> **MATERIAL FOR THE TASK**
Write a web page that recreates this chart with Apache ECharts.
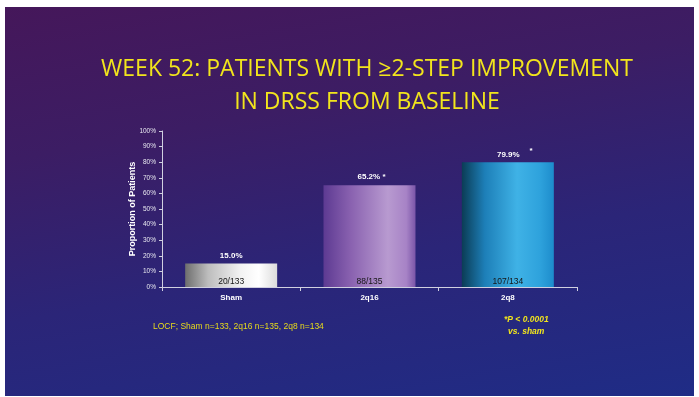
--
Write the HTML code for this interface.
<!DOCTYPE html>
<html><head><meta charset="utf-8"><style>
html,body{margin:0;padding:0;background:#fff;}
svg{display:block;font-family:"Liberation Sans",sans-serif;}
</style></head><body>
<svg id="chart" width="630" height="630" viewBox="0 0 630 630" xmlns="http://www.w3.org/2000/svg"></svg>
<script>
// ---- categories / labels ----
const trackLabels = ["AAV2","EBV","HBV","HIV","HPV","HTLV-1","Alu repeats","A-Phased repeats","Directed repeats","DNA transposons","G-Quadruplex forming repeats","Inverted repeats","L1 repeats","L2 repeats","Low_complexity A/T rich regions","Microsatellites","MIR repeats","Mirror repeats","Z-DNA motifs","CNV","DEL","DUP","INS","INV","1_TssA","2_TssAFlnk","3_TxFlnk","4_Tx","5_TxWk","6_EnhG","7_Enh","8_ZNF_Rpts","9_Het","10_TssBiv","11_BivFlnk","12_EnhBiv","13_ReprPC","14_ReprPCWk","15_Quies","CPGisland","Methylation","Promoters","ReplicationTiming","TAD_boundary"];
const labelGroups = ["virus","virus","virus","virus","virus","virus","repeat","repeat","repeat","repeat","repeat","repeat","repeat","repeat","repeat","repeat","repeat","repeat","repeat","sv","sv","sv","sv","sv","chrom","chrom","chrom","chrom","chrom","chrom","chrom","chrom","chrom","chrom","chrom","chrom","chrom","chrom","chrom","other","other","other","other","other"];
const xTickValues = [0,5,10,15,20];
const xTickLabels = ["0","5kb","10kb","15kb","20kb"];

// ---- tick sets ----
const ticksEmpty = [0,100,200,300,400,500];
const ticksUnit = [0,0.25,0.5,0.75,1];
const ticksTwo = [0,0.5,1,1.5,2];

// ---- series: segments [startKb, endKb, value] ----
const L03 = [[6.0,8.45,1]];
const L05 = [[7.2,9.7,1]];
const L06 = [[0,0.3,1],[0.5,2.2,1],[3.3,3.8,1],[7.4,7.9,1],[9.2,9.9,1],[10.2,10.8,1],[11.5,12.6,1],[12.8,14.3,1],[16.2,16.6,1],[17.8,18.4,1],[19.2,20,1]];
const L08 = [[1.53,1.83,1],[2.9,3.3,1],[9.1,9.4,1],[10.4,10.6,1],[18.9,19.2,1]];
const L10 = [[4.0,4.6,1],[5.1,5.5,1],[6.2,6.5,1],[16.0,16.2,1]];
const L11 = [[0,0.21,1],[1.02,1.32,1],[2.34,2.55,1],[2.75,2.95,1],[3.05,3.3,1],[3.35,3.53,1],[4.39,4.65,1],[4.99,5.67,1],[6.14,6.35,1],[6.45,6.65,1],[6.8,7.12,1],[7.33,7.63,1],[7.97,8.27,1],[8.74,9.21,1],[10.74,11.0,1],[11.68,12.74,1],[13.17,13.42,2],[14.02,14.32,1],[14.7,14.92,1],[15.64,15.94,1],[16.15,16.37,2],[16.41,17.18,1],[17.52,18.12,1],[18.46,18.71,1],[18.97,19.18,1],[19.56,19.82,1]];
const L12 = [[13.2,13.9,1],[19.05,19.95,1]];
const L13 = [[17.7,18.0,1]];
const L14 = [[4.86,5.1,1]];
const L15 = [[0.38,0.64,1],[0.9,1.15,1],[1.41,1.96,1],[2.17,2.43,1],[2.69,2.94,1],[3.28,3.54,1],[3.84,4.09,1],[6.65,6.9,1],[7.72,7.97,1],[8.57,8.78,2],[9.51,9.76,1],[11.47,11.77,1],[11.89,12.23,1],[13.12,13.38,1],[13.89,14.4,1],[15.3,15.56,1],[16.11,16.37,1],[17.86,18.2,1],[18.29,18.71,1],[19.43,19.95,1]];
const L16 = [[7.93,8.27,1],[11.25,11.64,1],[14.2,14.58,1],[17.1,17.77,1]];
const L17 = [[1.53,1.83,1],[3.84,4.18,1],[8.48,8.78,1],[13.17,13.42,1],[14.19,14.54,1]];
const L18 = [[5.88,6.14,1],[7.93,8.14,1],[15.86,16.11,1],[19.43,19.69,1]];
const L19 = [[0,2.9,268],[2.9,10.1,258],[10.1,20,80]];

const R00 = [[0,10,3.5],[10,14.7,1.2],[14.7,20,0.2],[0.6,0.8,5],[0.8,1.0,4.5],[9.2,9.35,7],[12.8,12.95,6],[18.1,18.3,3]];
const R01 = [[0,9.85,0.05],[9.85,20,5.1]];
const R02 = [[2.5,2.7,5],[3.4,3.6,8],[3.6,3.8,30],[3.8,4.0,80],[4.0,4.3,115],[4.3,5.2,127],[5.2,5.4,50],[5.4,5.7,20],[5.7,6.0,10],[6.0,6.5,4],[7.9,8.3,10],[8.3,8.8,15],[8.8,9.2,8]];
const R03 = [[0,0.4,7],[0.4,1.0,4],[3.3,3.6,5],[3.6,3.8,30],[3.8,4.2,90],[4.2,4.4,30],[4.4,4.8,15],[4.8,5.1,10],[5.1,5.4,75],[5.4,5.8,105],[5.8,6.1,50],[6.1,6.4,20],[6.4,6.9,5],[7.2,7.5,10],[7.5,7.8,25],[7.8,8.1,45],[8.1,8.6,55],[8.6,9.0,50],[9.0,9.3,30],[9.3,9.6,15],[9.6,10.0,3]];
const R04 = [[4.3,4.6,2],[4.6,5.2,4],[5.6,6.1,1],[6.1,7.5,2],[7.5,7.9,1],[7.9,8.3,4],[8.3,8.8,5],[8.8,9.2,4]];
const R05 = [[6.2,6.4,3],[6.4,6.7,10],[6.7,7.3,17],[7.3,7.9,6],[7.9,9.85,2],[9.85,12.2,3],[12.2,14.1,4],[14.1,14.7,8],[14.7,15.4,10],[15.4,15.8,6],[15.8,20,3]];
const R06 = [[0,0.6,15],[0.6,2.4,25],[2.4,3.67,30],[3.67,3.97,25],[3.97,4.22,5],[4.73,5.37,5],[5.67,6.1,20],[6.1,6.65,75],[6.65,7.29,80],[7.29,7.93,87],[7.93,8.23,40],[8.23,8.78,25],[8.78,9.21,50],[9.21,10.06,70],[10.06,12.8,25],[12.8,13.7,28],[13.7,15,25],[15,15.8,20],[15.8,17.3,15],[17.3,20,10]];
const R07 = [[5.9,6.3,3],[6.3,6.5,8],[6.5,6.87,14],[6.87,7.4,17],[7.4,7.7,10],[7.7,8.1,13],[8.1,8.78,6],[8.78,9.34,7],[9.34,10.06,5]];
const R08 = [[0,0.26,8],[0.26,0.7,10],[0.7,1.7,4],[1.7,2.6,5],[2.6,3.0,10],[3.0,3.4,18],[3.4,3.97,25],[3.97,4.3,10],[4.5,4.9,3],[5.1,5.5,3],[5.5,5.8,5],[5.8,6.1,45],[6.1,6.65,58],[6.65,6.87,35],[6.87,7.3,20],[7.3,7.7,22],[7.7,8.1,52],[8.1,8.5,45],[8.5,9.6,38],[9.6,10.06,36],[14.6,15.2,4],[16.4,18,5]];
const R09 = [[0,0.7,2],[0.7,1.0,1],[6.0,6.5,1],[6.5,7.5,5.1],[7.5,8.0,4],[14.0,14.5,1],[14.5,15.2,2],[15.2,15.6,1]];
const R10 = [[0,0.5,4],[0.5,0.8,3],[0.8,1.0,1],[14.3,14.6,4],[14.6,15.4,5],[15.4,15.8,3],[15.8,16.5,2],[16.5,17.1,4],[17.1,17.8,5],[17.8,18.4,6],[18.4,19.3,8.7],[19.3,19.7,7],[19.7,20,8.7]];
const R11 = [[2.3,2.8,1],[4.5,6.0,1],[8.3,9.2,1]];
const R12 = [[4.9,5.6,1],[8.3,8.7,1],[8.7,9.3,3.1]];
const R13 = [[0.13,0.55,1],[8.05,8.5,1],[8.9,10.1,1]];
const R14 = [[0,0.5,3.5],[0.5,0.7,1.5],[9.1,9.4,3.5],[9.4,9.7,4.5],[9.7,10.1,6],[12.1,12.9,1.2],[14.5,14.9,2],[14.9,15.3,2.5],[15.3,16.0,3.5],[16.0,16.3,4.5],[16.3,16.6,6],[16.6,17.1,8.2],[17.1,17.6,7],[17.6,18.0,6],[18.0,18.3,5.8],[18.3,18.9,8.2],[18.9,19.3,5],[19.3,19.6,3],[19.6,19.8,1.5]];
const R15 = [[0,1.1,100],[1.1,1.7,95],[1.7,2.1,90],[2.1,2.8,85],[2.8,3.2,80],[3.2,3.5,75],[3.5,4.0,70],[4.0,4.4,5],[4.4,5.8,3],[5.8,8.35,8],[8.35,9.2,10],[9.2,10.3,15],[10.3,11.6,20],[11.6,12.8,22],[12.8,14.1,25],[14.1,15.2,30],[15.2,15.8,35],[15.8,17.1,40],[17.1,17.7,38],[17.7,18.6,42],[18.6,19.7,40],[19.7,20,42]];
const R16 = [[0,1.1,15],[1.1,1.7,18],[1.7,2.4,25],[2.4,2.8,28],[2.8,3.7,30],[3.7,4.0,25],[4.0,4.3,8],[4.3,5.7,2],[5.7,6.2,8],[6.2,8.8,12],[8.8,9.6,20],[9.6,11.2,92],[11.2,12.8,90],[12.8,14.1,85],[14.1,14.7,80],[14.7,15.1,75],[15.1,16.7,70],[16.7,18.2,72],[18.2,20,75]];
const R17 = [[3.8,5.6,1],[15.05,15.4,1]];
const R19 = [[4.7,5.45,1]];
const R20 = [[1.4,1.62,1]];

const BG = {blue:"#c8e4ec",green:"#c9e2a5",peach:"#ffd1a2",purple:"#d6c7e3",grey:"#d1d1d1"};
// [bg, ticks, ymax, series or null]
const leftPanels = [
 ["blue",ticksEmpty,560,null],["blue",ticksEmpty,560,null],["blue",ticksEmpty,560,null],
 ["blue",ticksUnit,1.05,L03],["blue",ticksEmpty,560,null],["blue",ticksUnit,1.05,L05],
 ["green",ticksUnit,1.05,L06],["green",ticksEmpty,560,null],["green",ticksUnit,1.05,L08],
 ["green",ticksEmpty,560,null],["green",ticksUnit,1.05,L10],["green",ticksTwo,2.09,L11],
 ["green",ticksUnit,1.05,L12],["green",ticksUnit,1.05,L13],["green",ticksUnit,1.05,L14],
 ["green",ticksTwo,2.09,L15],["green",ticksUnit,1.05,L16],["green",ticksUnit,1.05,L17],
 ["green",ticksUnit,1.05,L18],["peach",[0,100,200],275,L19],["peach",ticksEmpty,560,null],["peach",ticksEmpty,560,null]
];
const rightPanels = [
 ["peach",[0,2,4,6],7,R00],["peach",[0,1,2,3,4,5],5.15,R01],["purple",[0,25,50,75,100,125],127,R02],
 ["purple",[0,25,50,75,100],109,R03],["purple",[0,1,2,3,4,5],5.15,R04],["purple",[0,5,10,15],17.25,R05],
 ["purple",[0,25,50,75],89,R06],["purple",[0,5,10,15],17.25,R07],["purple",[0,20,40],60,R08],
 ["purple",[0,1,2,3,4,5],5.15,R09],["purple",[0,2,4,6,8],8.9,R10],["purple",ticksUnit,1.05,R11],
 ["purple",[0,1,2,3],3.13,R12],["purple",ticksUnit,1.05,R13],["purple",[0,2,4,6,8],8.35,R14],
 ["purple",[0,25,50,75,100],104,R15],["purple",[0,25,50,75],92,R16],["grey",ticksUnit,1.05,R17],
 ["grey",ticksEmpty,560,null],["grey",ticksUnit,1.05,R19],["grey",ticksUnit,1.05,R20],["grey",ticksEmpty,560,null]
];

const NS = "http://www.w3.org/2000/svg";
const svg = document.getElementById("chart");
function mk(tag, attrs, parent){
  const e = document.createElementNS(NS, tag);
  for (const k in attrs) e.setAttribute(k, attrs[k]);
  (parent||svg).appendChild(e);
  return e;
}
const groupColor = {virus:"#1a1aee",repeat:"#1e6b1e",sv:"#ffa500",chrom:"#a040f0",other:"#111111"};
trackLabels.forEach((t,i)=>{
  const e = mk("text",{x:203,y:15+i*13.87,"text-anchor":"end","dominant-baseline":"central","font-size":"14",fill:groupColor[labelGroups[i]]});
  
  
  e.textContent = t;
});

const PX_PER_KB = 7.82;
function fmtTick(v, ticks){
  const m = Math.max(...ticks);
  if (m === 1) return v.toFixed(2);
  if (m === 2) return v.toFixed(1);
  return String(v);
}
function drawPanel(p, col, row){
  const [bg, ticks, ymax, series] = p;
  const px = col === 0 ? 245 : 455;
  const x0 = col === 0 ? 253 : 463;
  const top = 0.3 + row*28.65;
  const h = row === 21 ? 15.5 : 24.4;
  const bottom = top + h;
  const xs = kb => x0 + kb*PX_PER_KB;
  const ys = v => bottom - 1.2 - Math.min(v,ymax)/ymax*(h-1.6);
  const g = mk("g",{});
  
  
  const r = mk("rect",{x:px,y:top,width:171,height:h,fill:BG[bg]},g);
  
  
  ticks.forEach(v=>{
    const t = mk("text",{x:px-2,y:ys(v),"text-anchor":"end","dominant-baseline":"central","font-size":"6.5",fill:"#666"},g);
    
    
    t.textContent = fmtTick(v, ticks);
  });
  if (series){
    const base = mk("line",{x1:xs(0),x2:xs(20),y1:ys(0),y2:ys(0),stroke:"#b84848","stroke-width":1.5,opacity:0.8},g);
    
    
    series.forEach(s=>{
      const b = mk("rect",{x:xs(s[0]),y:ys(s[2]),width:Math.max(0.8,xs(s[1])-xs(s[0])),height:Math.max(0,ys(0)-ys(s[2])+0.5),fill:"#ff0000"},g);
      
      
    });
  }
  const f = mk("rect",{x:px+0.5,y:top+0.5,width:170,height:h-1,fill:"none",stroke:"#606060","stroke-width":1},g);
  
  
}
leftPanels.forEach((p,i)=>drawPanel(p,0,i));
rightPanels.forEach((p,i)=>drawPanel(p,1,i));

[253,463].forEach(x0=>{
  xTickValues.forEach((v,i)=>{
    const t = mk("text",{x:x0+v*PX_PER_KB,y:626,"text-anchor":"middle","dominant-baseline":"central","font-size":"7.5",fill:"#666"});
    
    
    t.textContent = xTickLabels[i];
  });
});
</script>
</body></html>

> **WHAT THIS TASK INVOLVES**
Gather from the entries above all lines that include the string "Write".

> **COMPLETE OUTPUT**
Write a web page that recreates this chart with Apache ECharts.
Write the HTML code for this interface.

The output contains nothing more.